Exoplanet Radio Transits as a Probe for Exoplanetary Magnetic Fields—Time-dependent MHD Simulations

Abstract

We perform a series of time-dependent magnetohydrodynamic simulations of the HD 189733 star–planet system in order to predict radio transit modulations due to the interaction between the stellar wind and planetary magnetic field. The simulation combines a model for the stellar corona and wind with an exoplanet that is orbiting the star in a fully dynamic, time-dependent manner. Our simulations generate synthetic radio images that enable us to obtain synthetic radio light curves in different frequencies. We find a clear evidence for the planetary motion in the radio light curves. Moreover, we find specific repeated features in the light curves that are attributed to the passage of the planetary magnetosphere in front of the star during transit.

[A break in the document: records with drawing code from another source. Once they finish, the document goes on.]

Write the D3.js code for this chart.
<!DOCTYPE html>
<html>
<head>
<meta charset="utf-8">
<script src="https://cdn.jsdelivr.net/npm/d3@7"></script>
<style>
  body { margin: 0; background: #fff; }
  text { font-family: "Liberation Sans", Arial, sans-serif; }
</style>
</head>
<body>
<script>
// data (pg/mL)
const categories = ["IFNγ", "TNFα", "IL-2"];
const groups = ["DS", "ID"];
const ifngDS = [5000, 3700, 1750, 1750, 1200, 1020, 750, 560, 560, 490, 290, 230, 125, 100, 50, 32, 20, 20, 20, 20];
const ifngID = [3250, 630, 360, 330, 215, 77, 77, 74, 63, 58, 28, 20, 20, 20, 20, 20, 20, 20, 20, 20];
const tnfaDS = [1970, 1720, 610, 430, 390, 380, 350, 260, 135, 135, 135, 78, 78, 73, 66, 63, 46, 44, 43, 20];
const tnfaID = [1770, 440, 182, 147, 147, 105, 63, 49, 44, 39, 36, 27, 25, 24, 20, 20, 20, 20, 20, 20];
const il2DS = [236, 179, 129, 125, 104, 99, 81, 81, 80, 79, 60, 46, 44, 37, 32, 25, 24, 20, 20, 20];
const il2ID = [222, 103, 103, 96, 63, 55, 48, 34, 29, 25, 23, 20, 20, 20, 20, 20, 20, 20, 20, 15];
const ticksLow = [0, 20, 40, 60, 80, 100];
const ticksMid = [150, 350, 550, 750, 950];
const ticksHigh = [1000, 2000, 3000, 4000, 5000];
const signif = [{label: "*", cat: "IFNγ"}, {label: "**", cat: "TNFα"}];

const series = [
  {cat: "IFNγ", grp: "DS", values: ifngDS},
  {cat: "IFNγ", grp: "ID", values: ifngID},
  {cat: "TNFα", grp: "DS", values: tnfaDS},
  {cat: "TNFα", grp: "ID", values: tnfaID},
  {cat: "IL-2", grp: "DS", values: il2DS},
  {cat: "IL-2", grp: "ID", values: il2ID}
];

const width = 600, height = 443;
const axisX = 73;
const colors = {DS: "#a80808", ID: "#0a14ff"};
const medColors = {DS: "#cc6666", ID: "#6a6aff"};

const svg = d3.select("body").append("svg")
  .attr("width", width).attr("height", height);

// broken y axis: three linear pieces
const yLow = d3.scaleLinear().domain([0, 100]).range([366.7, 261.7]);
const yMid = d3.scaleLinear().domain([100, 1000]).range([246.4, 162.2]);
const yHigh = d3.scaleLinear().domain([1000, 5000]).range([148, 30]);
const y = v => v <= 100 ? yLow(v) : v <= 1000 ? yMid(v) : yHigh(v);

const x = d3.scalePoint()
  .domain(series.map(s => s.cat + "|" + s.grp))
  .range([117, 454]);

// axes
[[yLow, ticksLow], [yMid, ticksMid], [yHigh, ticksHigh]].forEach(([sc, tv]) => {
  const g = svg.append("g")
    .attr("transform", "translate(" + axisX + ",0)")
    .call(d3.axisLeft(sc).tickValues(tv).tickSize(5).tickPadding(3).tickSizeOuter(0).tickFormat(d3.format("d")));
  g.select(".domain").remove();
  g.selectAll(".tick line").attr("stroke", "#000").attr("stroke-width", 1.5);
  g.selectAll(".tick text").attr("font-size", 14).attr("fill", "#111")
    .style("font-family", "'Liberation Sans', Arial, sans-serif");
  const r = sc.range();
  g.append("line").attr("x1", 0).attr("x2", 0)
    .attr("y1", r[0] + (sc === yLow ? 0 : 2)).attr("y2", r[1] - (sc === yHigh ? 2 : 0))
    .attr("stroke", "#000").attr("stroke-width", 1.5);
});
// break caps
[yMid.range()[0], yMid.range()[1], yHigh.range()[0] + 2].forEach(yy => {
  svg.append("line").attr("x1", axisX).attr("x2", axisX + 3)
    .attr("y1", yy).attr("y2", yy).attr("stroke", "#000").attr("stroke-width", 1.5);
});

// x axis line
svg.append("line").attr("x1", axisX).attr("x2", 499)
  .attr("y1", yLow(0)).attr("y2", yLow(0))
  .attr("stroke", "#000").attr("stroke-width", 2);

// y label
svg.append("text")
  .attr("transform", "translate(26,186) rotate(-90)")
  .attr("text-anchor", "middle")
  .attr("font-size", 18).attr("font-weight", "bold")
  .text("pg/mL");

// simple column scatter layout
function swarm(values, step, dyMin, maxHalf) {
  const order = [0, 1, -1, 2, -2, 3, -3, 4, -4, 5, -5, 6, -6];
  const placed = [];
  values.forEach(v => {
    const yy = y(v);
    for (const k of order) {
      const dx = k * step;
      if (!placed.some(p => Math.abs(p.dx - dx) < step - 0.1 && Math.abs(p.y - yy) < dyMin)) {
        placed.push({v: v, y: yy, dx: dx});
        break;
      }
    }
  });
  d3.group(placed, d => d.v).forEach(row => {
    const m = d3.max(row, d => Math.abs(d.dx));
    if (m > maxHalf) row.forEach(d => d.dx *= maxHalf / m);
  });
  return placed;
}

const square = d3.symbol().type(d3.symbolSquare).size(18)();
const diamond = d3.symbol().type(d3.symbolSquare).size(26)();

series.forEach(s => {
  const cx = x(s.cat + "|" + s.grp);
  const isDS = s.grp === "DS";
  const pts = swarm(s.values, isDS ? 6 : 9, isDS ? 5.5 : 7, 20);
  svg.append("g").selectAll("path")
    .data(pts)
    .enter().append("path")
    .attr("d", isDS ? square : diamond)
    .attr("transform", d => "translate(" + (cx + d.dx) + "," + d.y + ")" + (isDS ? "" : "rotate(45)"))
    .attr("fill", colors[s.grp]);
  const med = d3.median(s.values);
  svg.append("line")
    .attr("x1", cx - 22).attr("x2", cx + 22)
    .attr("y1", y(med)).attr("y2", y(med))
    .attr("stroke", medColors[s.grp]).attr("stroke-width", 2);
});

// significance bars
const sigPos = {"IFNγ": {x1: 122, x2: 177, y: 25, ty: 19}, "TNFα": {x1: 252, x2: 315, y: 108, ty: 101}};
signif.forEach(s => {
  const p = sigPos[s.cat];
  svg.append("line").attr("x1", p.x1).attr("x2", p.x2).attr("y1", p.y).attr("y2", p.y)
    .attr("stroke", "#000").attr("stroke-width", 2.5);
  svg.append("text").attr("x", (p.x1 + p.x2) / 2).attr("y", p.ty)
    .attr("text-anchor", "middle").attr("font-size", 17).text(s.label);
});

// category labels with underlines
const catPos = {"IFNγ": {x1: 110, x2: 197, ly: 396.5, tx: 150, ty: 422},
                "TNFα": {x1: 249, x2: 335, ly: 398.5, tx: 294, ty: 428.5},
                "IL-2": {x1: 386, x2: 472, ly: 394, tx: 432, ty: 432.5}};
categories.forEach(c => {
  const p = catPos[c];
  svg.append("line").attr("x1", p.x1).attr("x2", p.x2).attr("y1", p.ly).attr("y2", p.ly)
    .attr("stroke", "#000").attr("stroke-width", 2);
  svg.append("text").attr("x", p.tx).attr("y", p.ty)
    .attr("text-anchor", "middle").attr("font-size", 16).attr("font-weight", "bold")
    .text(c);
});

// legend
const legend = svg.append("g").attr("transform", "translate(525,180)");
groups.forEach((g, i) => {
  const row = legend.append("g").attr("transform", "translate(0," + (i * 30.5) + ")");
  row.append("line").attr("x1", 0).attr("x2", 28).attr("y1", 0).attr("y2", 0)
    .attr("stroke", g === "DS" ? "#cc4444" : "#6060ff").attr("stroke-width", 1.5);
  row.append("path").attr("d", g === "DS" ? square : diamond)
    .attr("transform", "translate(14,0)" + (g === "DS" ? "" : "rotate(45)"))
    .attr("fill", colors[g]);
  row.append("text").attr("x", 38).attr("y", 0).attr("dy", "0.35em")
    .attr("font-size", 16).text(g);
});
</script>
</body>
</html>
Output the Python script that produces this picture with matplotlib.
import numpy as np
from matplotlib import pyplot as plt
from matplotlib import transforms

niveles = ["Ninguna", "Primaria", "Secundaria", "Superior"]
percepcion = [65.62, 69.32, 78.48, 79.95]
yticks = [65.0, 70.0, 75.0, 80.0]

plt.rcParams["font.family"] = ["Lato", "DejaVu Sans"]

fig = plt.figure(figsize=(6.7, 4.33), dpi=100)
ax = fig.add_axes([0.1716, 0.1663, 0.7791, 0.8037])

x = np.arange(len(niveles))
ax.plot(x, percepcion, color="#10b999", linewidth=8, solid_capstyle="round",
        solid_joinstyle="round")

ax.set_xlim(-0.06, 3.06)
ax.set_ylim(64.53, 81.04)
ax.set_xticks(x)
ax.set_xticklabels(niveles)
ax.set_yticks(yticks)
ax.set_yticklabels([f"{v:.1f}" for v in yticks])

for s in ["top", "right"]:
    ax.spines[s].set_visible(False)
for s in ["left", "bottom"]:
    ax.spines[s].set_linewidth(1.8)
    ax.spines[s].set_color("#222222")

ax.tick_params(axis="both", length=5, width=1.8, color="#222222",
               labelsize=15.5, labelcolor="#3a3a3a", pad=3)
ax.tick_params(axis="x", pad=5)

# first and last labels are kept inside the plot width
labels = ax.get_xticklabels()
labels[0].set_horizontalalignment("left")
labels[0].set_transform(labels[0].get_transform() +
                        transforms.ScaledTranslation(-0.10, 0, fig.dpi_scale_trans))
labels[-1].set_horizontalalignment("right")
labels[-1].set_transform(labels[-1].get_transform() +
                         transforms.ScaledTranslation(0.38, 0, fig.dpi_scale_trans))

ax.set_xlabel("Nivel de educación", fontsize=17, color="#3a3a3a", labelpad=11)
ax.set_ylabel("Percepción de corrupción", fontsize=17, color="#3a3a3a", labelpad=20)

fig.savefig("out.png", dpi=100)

More importantly, we find a clear dependence in magnitude and phase of these light-curve features on the strength of the planetary magnetic field. Our work demonstrates that if radio transits could be observed, they could indeed provide information about the magnetic field strength of the transiting exoplanet. Future work to parameterize these light-curve features and their dependence on the planetary field strength would provide tools to search for these features in radio observation data sets. As we only consider the thermal radio emission from the host star for our study, very sensitive radio interferometers are necessary to detect these kinds of planetary transits in radio.